High winds and bad weather disrupted emergency relief efforts for hurricane-hit islands in the Caribbean on Friday as local authorities attempted to deliver aid and prevent looting.
Two days after hurricane Irma swept over the region, devastating thousands of homes, some islands braced for a second blast from Hurricane Jose this weekend.
French authorities suspended all boat crossings from the island of Guadeloupe, where aid efforts are being coordinated, to the hardest-hit territories of St. Martin and St. Barthelemy, where at least 10 people were killed by hurricane Irma on Wednesday.
"Weather conditions are deteriorating," said a statement from the local administration on Guadeloupe, which announced the end of crossings on Friday.
Two damaged but operational airports on St. Martin remain open for helicopters, but flights too are expected to be suspended as Jose bears down on the low-lying volcanic island whose economy depends on tourism.
Jose has strengthened into a Category Three hurricane packing winds of 120 miles per hour (195 kph) and is barrelling along a similar path as Irma towards hard-hit St. Martin, Anguilla, Barbuda and the British Virgin Islands among others.
The governor of the British Virgin Islands, Gus Jaspert, issued a recorded message to residents, saying he had declared a state of emergency.
"Apart from structural damage, there have sadly been reports of casualties and fatalities," he said. "I would like to appeal to you to remain calm and to reassure you that we are doing all that we can to assist you."
Like France and the Netherlands, whose Caribbean territories are a legacy of colonialism, Britain, too, sent navy ships, soldiers and supplies to help with relief efforts in the region.
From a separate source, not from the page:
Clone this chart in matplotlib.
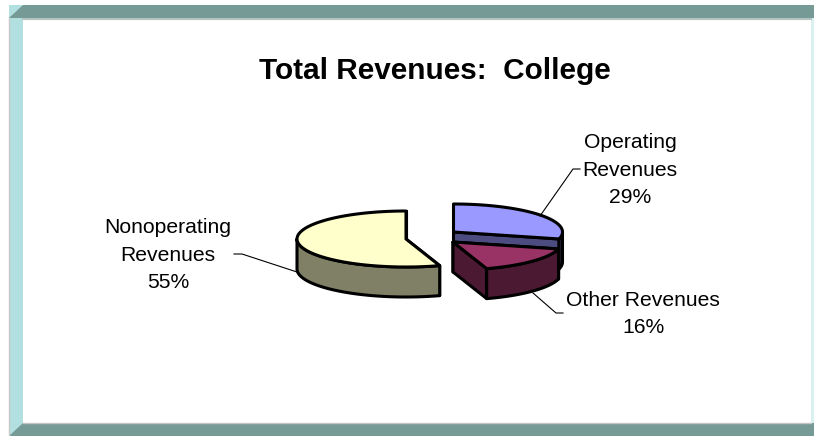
import numpy as np
import matplotlib
matplotlib.use('Agg')
import matplotlib.pyplot as plt
from matplotlib.patches import Rectangle, Polygon

plt.rcParams['font.family'] = ['Liberation Sans', 'DejaVu Sans']

categories = ['Operating\nRevenues', 'Other Revenues', 'Nonoperating\nRevenues']
shares = [29, 16, 55]

top_colors = ['#9999FF', '#993366', '#FFFFCC']
side_colors = ['#4C4C80', '#4C1933', '#808066']
centers = [(453.5, 232), (453, 242), (406, 239)]
RX, RY, DEPTH = 109, 28, 30
LW = 2.2


def arc(center, a0, a1):
    # angles run clockwise from 12 o'clock, in pixel space
    t = np.radians(np.linspace(a0, a1, 80))
    return np.column_stack([center[0] + RX * np.sin(t), center[1] - RY * np.cos(t)])


def drop(pts):
    return pts + np.array([0, DEPTH])


def face(pts, color):
    ax.add_patch(Polygon(pts, closed=True, facecolor=color, edgecolor='black',
                         linewidth=LW, joinstyle='round'))


def draw_slice(center, a0, a1, top, side):
    c = np.array(center, dtype=float)
    # cut faces first, then the outer wall, then the lid
    for a in (a0, a1):
        edge = np.vstack([c, arc(center, a, a)[0]])
        face(np.vstack([edge, drop(edge)[::-1]]), side)
    lo, hi = max(a0, 90), min(a1, 270)
    if hi > lo:
        wall = arc(center, lo, hi)
        face(np.vstack([wall, drop(wall)[::-1]]), side)
    face(np.vstack([c, arc(center, a0, a1)]), top)


fig = plt.figure(figsize=(8.14, 4.36), dpi=100)
ax = fig.add_axes([0, 0, 1, 1])
ax.set_xlim(0, 814)
ax.set_ylim(436, 0)
ax.axis('off')

# slide frame
ax.add_patch(Rectangle((9, 5), 14, 431, facecolor='#B2E0E0', edgecolor='none'))
ax.add_patch(Polygon([(9, 18), (23, 5), (814, 5), (814, 18)], facecolor='#769A96', edgecolor='none'))
ax.add_patch(Polygon([(9, 436), (23, 423), (814, 423), (814, 436)], facecolor='#769A96', edgecolor='none'))
ax.add_patch(Rectangle((811, 18), 3, 405, facecolor='#D8F0F0', edgecolor='none'))
ax.plot([9, 9], [18, 436], color='#C8C8C8', lw=1)
ax.plot([23, 811], [19, 19], color='#B4C4C0', lw=1.5)
ax.plot([23, 811], [423, 423], color='#C4C4C4', lw=1)

ax.text(435, 71, 'Total Revenues:  College', ha='center', va='center',
        fontsize=21.4, fontweight='bold')

# leader lines sit under the pie
ax.plot([580, 573, 540], [169, 169, 216], color='black', lw=0.8)
ax.plot([234, 242, 297], [254, 254, 272], color='black', lw=0.8)
ax.plot([533, 556, 563], [293, 313, 313], color='black', lw=0.8)

bounds = np.cumsum([0] + shares) * 3.6
for i in range(3):
    draw_slice(centers[i], bounds[i], bounds[i + 1], top_colors[i], side_colors[i])

label_pos = [(630, 170), (643, 314), (168, 255)]
for i, name in enumerate(categories):
    ax.text(label_pos[i][0], label_pos[i][1], f'{name}\n{shares[i]}%', ha='center', va='center',
            fontsize=15.2, linespacing=1.56)

fig.savefig('out.png', dpi=100)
Earlier in the day, hundreds of extra police and rescue teams began arriving on the islands of St. Martin after reports of people breaking into shops and looting amid widespread shortages of drinking water, food and fuel.
"The situation is serious," Dutch Prime Minister Mark Rutte said Friday when asked about looting on the island, which is divided between France and the Netherlands and is home to about 80,000 people.
French Overseas Territories Minister Annick Girardin reported that "pillaging took place right in front of us" during a trip she made on Thursday to St. Martin, where a majority of the inhabitants have lost their homes.
An AFP photographer saw a crowd of around a dozen people breaking into a mini-supermarket in the Quartier-d'Orleans area of the island on Thursday.
Homes and livelihoods have been destroyed across the Caribbean by the torrential rain and winds of Hurricane Irma, one of the most powerful storms on record which was a maximum-strength Category Five when it hit the islands on Wednesday.
Pictures emerging from some of the hardest hit areas revealed the scale of the damage where local authorities were assessing roofless buildings, broken palm trees and piles of debris.
"The biggest priority is the health issue, the arrival of water and food resources which are on their way," Girardin said. "Then the second is public order."
Irma knocked out electricity and mobile phone networks, and cleanup and reconstruction efforts are expected to be arduous and expensive.
"We will not abandon Sint Maarten," said Dutch Prime Minister Rutte, referring to St. Martin by its Dutch name, adding that officials were sending medicines, tents, tarpaulins and hygiene kits as fast as possible.
The value of damage caused by Hurricane Irma on the French Caribbean islands alone is estimated to be "much higher" than 200 million euros ($240 million), a state insurance group said on Friday.
Bertrand Labilloy, head of the Caisse Centrale de Reassurance (CCR), which specializes in natural disasters, said hurricanes typically caused around 100-200 million euros worth of damage on the French islands.
"But Irma is much more powerful ... so you should expect the figure to be much higher than this," he told the French news channel CNews.